Yes, I do realize this is not a secure channel, comrades. Virtually all politicians fervently believe in one thing: winning the next election. They currently fear the rabid crowd they have angered by cutting education.
The problem is, that we are not in danger of losing the schools of Minnesota forever, even if we fail to motivate those kids who don't pay attention in class.
So, let us make our bonzai charge for the net. As the King once told us that year in which the NFL's Minnesota Vikings were born, It's Now or Never.
Unemployment, a Stephen-King-like film, coming to an elected official near you. You may kill our team, but we, the undead, will welcome you to hell, and we can't be killed. Like rabid, zombie elephants, we don't forget. We'll blow our gjallarhorns in your ear until well after hell freezes over, and we're not quite as gullible as old Sven and Ole. We saw what you did. We know where you live. You are not off the hook.
You see, there is something worse that having stupid, angry people coming after you. It's having cunning, relentless, ruthless people coming after you. Welcome to unemployment. Longer than always is a long, long time.
Remember, Minnesota has a temper. This is the state which holds the record for the largest mass public hanging in United States history, and not even Abe Lincoln could stop it.
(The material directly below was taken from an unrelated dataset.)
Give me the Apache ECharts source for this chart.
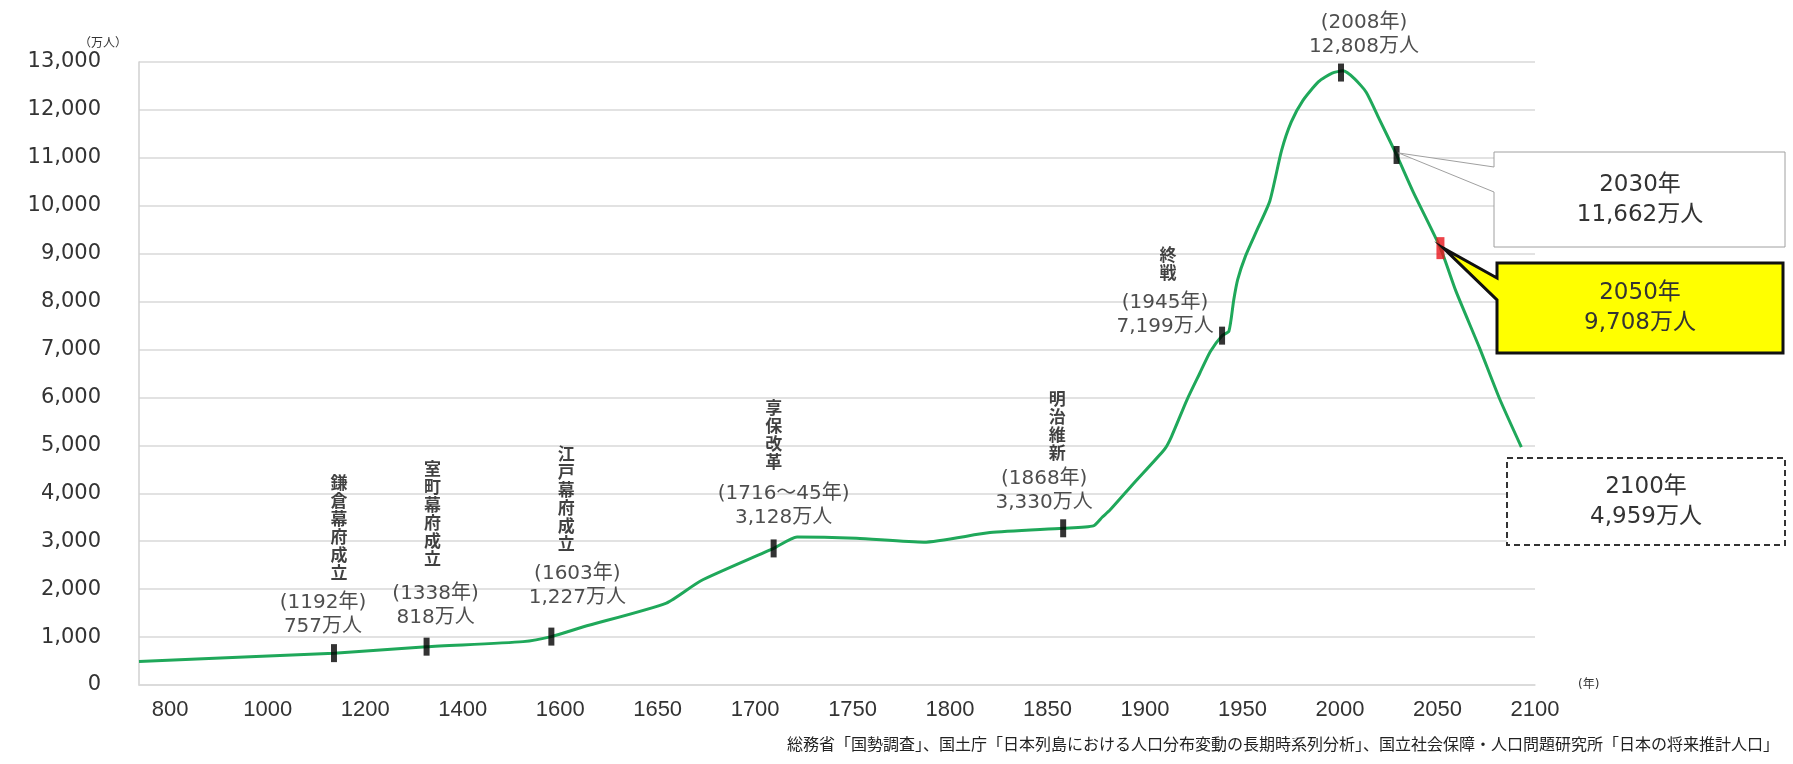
<!DOCTYPE html>
<html>
<head>
<meta charset="utf-8">
<script src="https://cdn.jsdelivr.net/npm/echarts@6/dist/echarts.min.js"></script>
<style>
html, body { margin: 0; padding: 0; background: #fff; }
#main { width: 1793px; height: 764px; }
</style>
</head>
<body>
<div id="main"></div>
<script>
// x axis is an index axis: each tick label sits at an integer position
var yearLabels = ['800', '1000', '1200', '1400', '1600', '1650', '1700', '1750',
                  '1800', '1850', '1900', '1950', '2000', '2050', '2100'];

// population curve (万人), positions in tick units
var curvePos = [-0.32, 0.82, 1.68, 2.63, 3.62, 3.91, 4.24, 5.09, 5.44, 6.19, 6.43, 7.04, 7.73, 8.41,
                9.16, 9.47, 9.56, 9.64, 9.88, 10.2, 10.27, 10.43, 10.56, 10.67, 10.79, 10.86, 10.91,
                10.95, 11.03, 11.15, 11.28, 11.4, 11.5, 11.62, 11.78, 11.92, 12.03, 12.15, 12.27,
                12.4, 12.58, 12.75, 13.03, 13.19, 13.43, 13.64, 13.86];
var curvePop = [490, 590, 665, 800, 905, 1010, 1215, 1710, 2170, 2850, 3090, 3060, 2980, 3180,
                3270, 3320, 3500, 3650, 4200, 4920, 5180, 5950, 6500, 6960, 7290, 7380, 8040,
                8460, 8950, 9500, 10100, 11150, 11750, 12200, 12590, 12770, 12815, 12650, 12365,
                11820, 11060, 10290, 9116, 8213, 7040, 5957, 4964];

// historical events
var eventNames  = ['鎌倉幕府成立', '室町幕府成立', '江戸幕府成立', '享保改革', '明治維新', '終戦', ''];
var eventYears  = ['(1192年)', '(1338年)', '(1603年)', '(1716～45年)', '(1868年)', '(1945年)', '(2008年)'];
var eventValues = ['757万人', '818万人', '1,227万人', '3,128万人', '3,330万人', '7,199万人', '12,808万人'];
var eventPos    = [1.68, 2.63, 3.91, 6.19, 9.16, 10.79, 12.01];
var eventPop    = [665, 800, 1010, 2850, 3270, 7290, 12780];

// projections
var projYears  = ['2030年', '2050年', '2100年'];
var projValues = ['11,662万人', '9,708万人', '4,959万人'];
var projPos    = [12.58, 13.03, 13.86];
var projPop    = [11060, 9116, 4964];

var FONT = "'DejaVu Sans', 'Noto Sans CJK JP', sans-serif";

// label placement tweaks: [dx, dy, vertical-name shift, gap]
var labelTweak = [[-11, -5, 16, 8], [9, -8, -3, 12], [26, -18, -11, 7], [10, -10, -10, 9],
                  [-19, -4, 13, 4], [-57, 12, 3, 7], [23, -5, 0, 0]];

var eventData = eventPos.map(function (p, i) {
  var t = labelTweak[i];
  var txt = '';
  if (eventNames[i]) {
    txt += '{v|' + eventNames[i].split('').join('\n') + '}\n{g| }\n';
  }
  txt += '{p|' + eventYears[i] + '}\n{p|' + eventValues[i] + '}';
  var pad = t[2] >= 0 ? [0, 0, 0, t[2] * 2] : [0, -t[2] * 2, 0, 0];
  return {
    value: [p, eventPop[i]],
    label: {
      show: true,
      position: 'top',
      distance: 0,
      offset: [t[0], t[1]],
      formatter: txt,
      rich: {
        v: { fontFamily: FONT, fontSize: 17, fontWeight: 'bold', lineHeight: 18, color: '#111', padding: pad },
        g: { fontSize: 4, lineHeight: t[3] },
        p: { fontFamily: FONT, fontSize: 20, lineHeight: 24, color: '#222' }
      }
    }
  };
});

var chart = echarts.init(document.getElementById('main'));

chart.setOption({
  animation: false,
  backgroundColor: '#fff',
  title: {
    text: '総務省「国勢調査」、国土庁「日本列島における人口分布変動の長期時系列分析」、国立社会保障・人口問題研究所「日本の将来推計人口」',
    right: 9,
    top: 731,
    textStyle: { fontFamily: "'Noto Sans CJK JP', sans-serif", fontSize: 16, fontWeight: 'normal', color: '#222' }
  },
  grid: { left: 139, right: 258, top: 62, bottom: 79 },
  xAxis: {
    type: 'value',
    min: -0.32,
    max: 14,
    name: '(年)',
    nameLocation: 'end',
    nameGap: 43,
    nameTextStyle: { fontFamily: FONT, fontSize: 12, color: '#333', padding: [10, 0, 0, 0] },
    axisLine: { lineStyle: { color: '#d9d9d9', width: 1.5 } },
    axisTick: { show: false },
    splitLine: { show: false },
    axisLabel: {
      customValues: yearLabels.map(function (s, i) { return i; }),
      formatter: function (v) { return yearLabels[Math.round(v)]; },
      margin: 14,
      fontFamily: "'Liberation Sans', sans-serif",
      fontSize: 22,
      color: '#333'
    }
  },
  yAxis: {
    type: 'value',
    min: 0,
    max: 13000,
    interval: 1000,
    name: '（万人）',
    nameLocation: 'end',
    nameGap: 12,
    nameTextStyle: { fontFamily: FONT, fontSize: 12, color: '#333', align: 'right', padding: [0, 12, 0, 0] },
    axisLine: { show: true, onZero: false, lineStyle: { color: '#d0d0d0', width: 1.5 } },
    axisTick: { show: false },
    splitLine: { lineStyle: { color: '#d9d9d9', width: 1.5 } },
    axisLabel: { margin: 38, fontFamily: FONT, fontSize: 21, color: '#333' }
  },
  series: [
    {
      type: 'line',
      data: curvePos.map(function (p, i) { return [p, curvePop[i]]; }),
      showSymbol: false,
      smooth: 0.2,
      lineStyle: { color: '#1fa85a', width: 3, join: 'round' },
      z: 2
    },
    {
      type: 'scatter',
      data: eventData,
      symbol: 'rect',
      symbolSize: [6, 18],
      itemStyle: { color: '#000' },
      z: 3
    },
    {
      type: 'scatter',
      data: [[projPos[0], projPop[0]]],
      symbol: 'rect',
      symbolSize: [6, 18],
      itemStyle: { color: '#000' },
      z: 3
    },
    {
      type: 'scatter',
      data: [[projPos[1], projPop[1]]],
      symbol: 'rect',
      symbolSize: [8, 22],
      itemStyle: { color: '#e8141c' },
      z: 3
    }
  ]
});

// callout boxes for projections, tips anchored on the plotted points
var tip30 = chart.convertToPixel({ gridIndex: 0 }, [projPos[0], projPop[0]]);
var tip50 = chart.convertToPixel({ gridIndex: 0 }, [projPos[1], projPop[1]]);

function callout(l, t, r, b, w1, w2, tip) {
  return [[l, t], [r, t], [r, b], [l, b], [l, w2], tip, [l, w1]];
}
function boxText(cx, cy, i) {
  return {
    type: 'text', x: cx, y: cy, z: 101,
    style: {
      text: projYears[i] + '\n' + projValues[i],
      fontFamily: FONT, fontSize: 23, lineHeight: 30,
      fill: '#333', align: 'center', verticalAlign: 'middle'
    }
  };
}

chart.setOption({
  graphic: [
    {
      type: 'polygon', z: 100,
      shape: { points: callout(1494, 152, 1785, 247, 167, 192, [tip30[0] + 2, tip30[1] - 2]) },
      style: { fill: '#fff', stroke: '#a0a0a0', lineWidth: 1 }
    },
    boxText(1640, 200, 0),
    {
      type: 'polygon', z: 100,
      shape: { points: callout(1497, 263, 1783, 353, 278, 300, [tip50[0] + 3, tip50[1]]) },
      style: { fill: '#ffff00', stroke: '#111', lineWidth: 3, lineJoin: 'miter' }
    },
    boxText(1640, 308, 1),
    {
      type: 'rect', z: 100,
      shape: { x: 1507, y: 458, width: 278, height: 87 },
      style: { fill: '#fff', stroke: '#333', lineWidth: 2, lineDash: [6, 4] }
    },
    boxText(1646, 502, 2)
  ]
});
</script>
</body>
</html>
If you think for one second that you have waffled, flim-flammed, or bamboozled anybody by promising to get your round "two-it", remember, your excellency, that we believe in a team named after those wild bastards who came after multiple continents, with meat axes.
Take out our team, and we, the undead, will eat your children, whether they are educated or not.
We' ll show no mercy, and you'll be the ones singing that Tim McGraw lyric:
"I don't know why you gotta be Angry All The Time"
Think Vikings fans didn't get to vote on it? Think again.